[Entries with chart source code]

####################

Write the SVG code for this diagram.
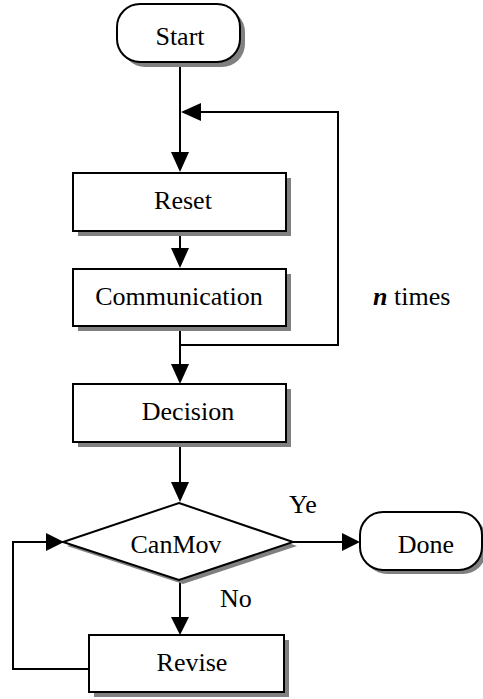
<svg xmlns="http://www.w3.org/2000/svg" width="483" height="699" viewBox="0 0 483 699">
<defs>
<style>
.sh{fill:#808080;stroke:none}
.bx{fill:#fff;stroke:#000;stroke-width:2}
.ln{fill:none;stroke:#000;stroke-width:2}
.ah{fill:#000;stroke:none}
text{font-family:"Liberation Serif","Times New Roman",serif;font-size:26px;fill:#000}
.c{text-anchor:middle}
</style>
</defs>
<rect width="483" height="699" fill="#fff"/>
<g id="connectors">
<path class="ln" d="M180,62 V154"/>
<polygon class="ah" points="171,152 189,152 180,172"/>
<path class="ln" d="M200,112 H338 V345 H180"/>
<polygon class="ah" points="181,112 201,103 201,121"/>
<path class="ln" d="M180,231 V250"/>
<polygon class="ah" points="171,248 189,248 180,268"/>
<path class="ln" d="M180,326 V366"/>
<polygon class="ah" points="171,364 189,364 180,384"/>
<path class="ln" d="M180,442 V484"/>
<polygon class="ah" points="171,482 189,482 180,502"/>
<path class="ln" d="M293,542 H344"/>
<polygon class="ah" points="342,533 342,551 360,542"/>
<path class="ln" d="M180,580 V619"/>
<polygon class="ah" points="171,617 189,617 180,635"/>
<path class="ln" d="M89,669 H13 V542 H48"/>
<polygon class="ah" points="46,533 46,551 64,542"/>
</g>
<g id="start">
<rect class="sh" x="122" y="9" width="123" height="58" rx="23"/>
<rect class="bx" x="117" y="4" width="123" height="58" rx="23"/>
<text class="c" x="180" y="45">Start</text>
</g>
<g id="reset">
<rect class="sh" x="78" y="178" width="213" height="58"/>
<rect class="bx" x="73" y="173" width="213" height="58"/>
<text class="c" x="183" y="209">Reset</text>
</g>
<g id="communication">
<rect class="sh" x="78" y="274" width="213" height="57"/>
<rect class="bx" x="73" y="269" width="213" height="57"/>
<text class="c" x="179" y="305">Communication</text>
</g>
<g id="ntimes">
<text x="373" y="305"><tspan font-weight="bold" font-style="italic">n</tspan> times</text>
</g>
<g id="decision">
<rect class="sh" x="78" y="389" width="213" height="58"/>
<rect class="bx" x="73" y="384" width="213" height="58"/>
<text class="c" x="188" y="420">Decision</text>
</g>
<g id="canmov">
<polygon class="sh" points="183,507 297,546 183,584 67,546"/>
<polygon class="bx" points="179,503 293,542 179,580 63,542"/>
<text class="c" x="176" y="553">CanMov</text>
</g>
<g id="yes">
<text x="289" y="513">Ye</text>
</g>
<g id="done">
<rect class="sh" x="364" y="516" width="122" height="58" rx="23"/>
<rect class="bx" x="360" y="512" width="122" height="58" rx="23"/>
<text class="c" x="426" y="553">Done</text>
</g>
<g id="no">
<text x="220" y="607">No</text>
</g>
<g id="revise">
<rect class="sh" x="94" y="640" width="195" height="57"/>
<rect class="bx" x="89" y="635" width="195" height="57"/>
<text class="c" x="192" y="671">Revise</text>
</g>
</svg>
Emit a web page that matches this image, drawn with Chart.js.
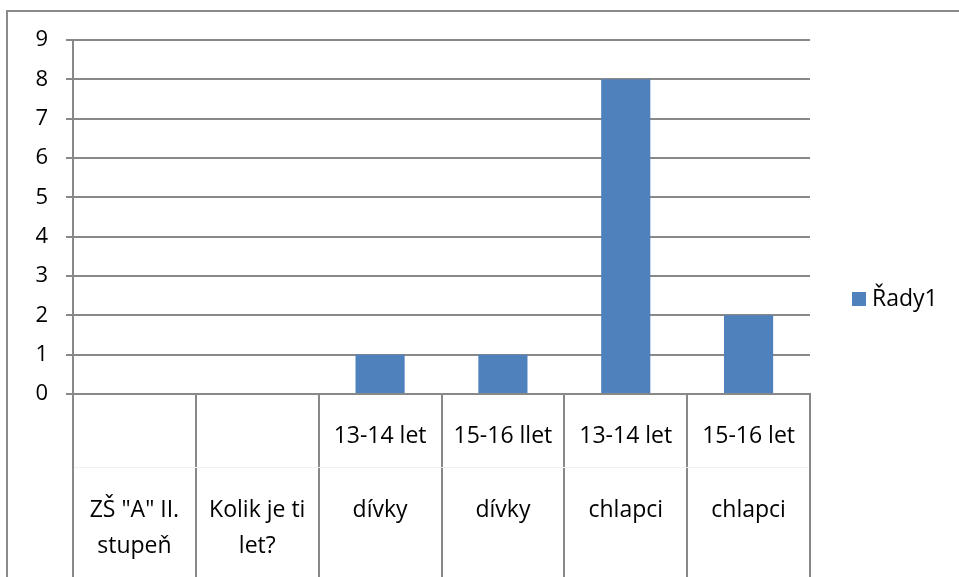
<!DOCTYPE html>
<html>
<head>
<meta charset="utf-8">
<script src="https://cdn.jsdelivr.net/npm/chart.js@4.4.1/dist/chart.umd.min.js"></script>
<style>
  html, body { margin: 0; padding: 0; background: #fff; }
  #wrap { position: relative; width: 959px; height: 577px; overflow: hidden; }
  canvas { display: block; }
</style>
</head>
<body>
<div id="wrap"><canvas id="c" width="959" height="577"></canvas></div>
<script>
// ---- data ----
const ageGroups   = ['', '', '13-14 let', '15-16 llet', '13-14 let', '15-16 let'];
const groupLabels = [['ZŠ "A" II.', 'stupeň'], ['Kolik je ti', 'let?'], ['dívky'], ['dívky'], ['chlapci'], ['chlapci']];
const seriesName  = 'Řady1';
const values      = [null, null, 1, 1, 8, 2];
const yTicks      = [0, 1, 2, 3, 4, 5, 6, 7, 8, 9];

const labels = ageGroups.map((a, i) => [a, ''].concat(groupLabels[i]));

const FONT = '"Open Sans", "Noto Sans", sans-serif';
const GRID = '#888888';

const framePlugin = {
  id: 'frame',
  beforeDraw(chart) {
    const ctx = chart.ctx;
    ctx.save();
    ctx.fillStyle = '#ffffff';
    ctx.fillRect(0, 0, chart.width, chart.height);
    ctx.strokeStyle = '#8a8a8a';
    ctx.lineWidth = 2;
    ctx.strokeRect(7, 11, chart.width + 20, chart.height + 20);
    ctx.restore();
  },
  afterDraw(chart) {
    const ctx = chart.ctx;
    const xs = chart.scales.x;
    const area = chart.chartArea;
    // faint row separator inside category table
    ctx.save();
    ctx.strokeStyle = '#f0f0f0';
    ctx.lineWidth = 1;
    ctx.beginPath();
    ctx.moveTo(area.left + 1, 467.5);
    ctx.lineTo(area.right - 1, 467.5);
    ctx.stroke();
    // legend
    const ds = chart.data.datasets[0];
    ctx.fillStyle = ds.backgroundColor;
    ctx.fillRect(852, 292, 14, 14);
    ctx.fillStyle = '#000';
    ctx.font = '23px ' + FONT;
    ctx.textBaseline = 'middle';
    ctx.textAlign = 'left';
    ctx.fillText(ds.label, 872, 299);
    ctx.restore();
  }
};

new Chart(document.getElementById('c'), {
  type: 'bar',
  data: {
    labels: labels,
    datasets: [{
      label: seriesName,
      data: values,
      backgroundColor: '#4f81bd',
      borderWidth: 0,
      categoryPercentage: 1.0,
      barPercentage: 0.4
    }]
  },
  options: {
    responsive: false,
    animation: false,
    layout: { padding: { left: 10, top: 40, right: 149, bottom: 0 } },
    plugins: {
      legend: { display: false },
      tooltip: { enabled: false }
    },
    scales: {
      x: {
        offset: true,
        grid: {
          display: true,
          offset: true,
          drawOnChartArea: false,
          drawTicks: true,
          tickLength: 183,
          color: GRID,
          lineWidth: 2
        },
        border: { display: true, color: GRID, width: 2 },
        ticks: {
          autoSkip: false,
          maxRotation: 0,
          minRotation: 0,
          padding: -159,
          color: '#000',
          font: { family: FONT, size: 23, lineHeight: 1.6 }
        },
        afterFit(scale) { scale.height = 183; }
      },
      y: {
        min: 0,
        max: 9,
        afterBuildTicks(scale) { scale.ticks = yTicks.map(v => ({ value: v })); },
        grid: {
          color: GRID,
          lineWidth: 2,
          tickLength: 7,
          drawTicks: true
        },
        border: { display: true, color: GRID, width: 2 },
        ticks: {
          padding: 18,
          color: '#000',
          font: { family: FONT, size: 22 }
        },
        afterFit(scale) { scale.width = 63; }
      }
    }
  },
  plugins: [framePlugin]
});
</script>
</body>
</html>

####################

▶ [Work to complete]: Each line in the material either holds the string "this" or does not. State how many do, and nothing else.

▶ [Written solution]: 2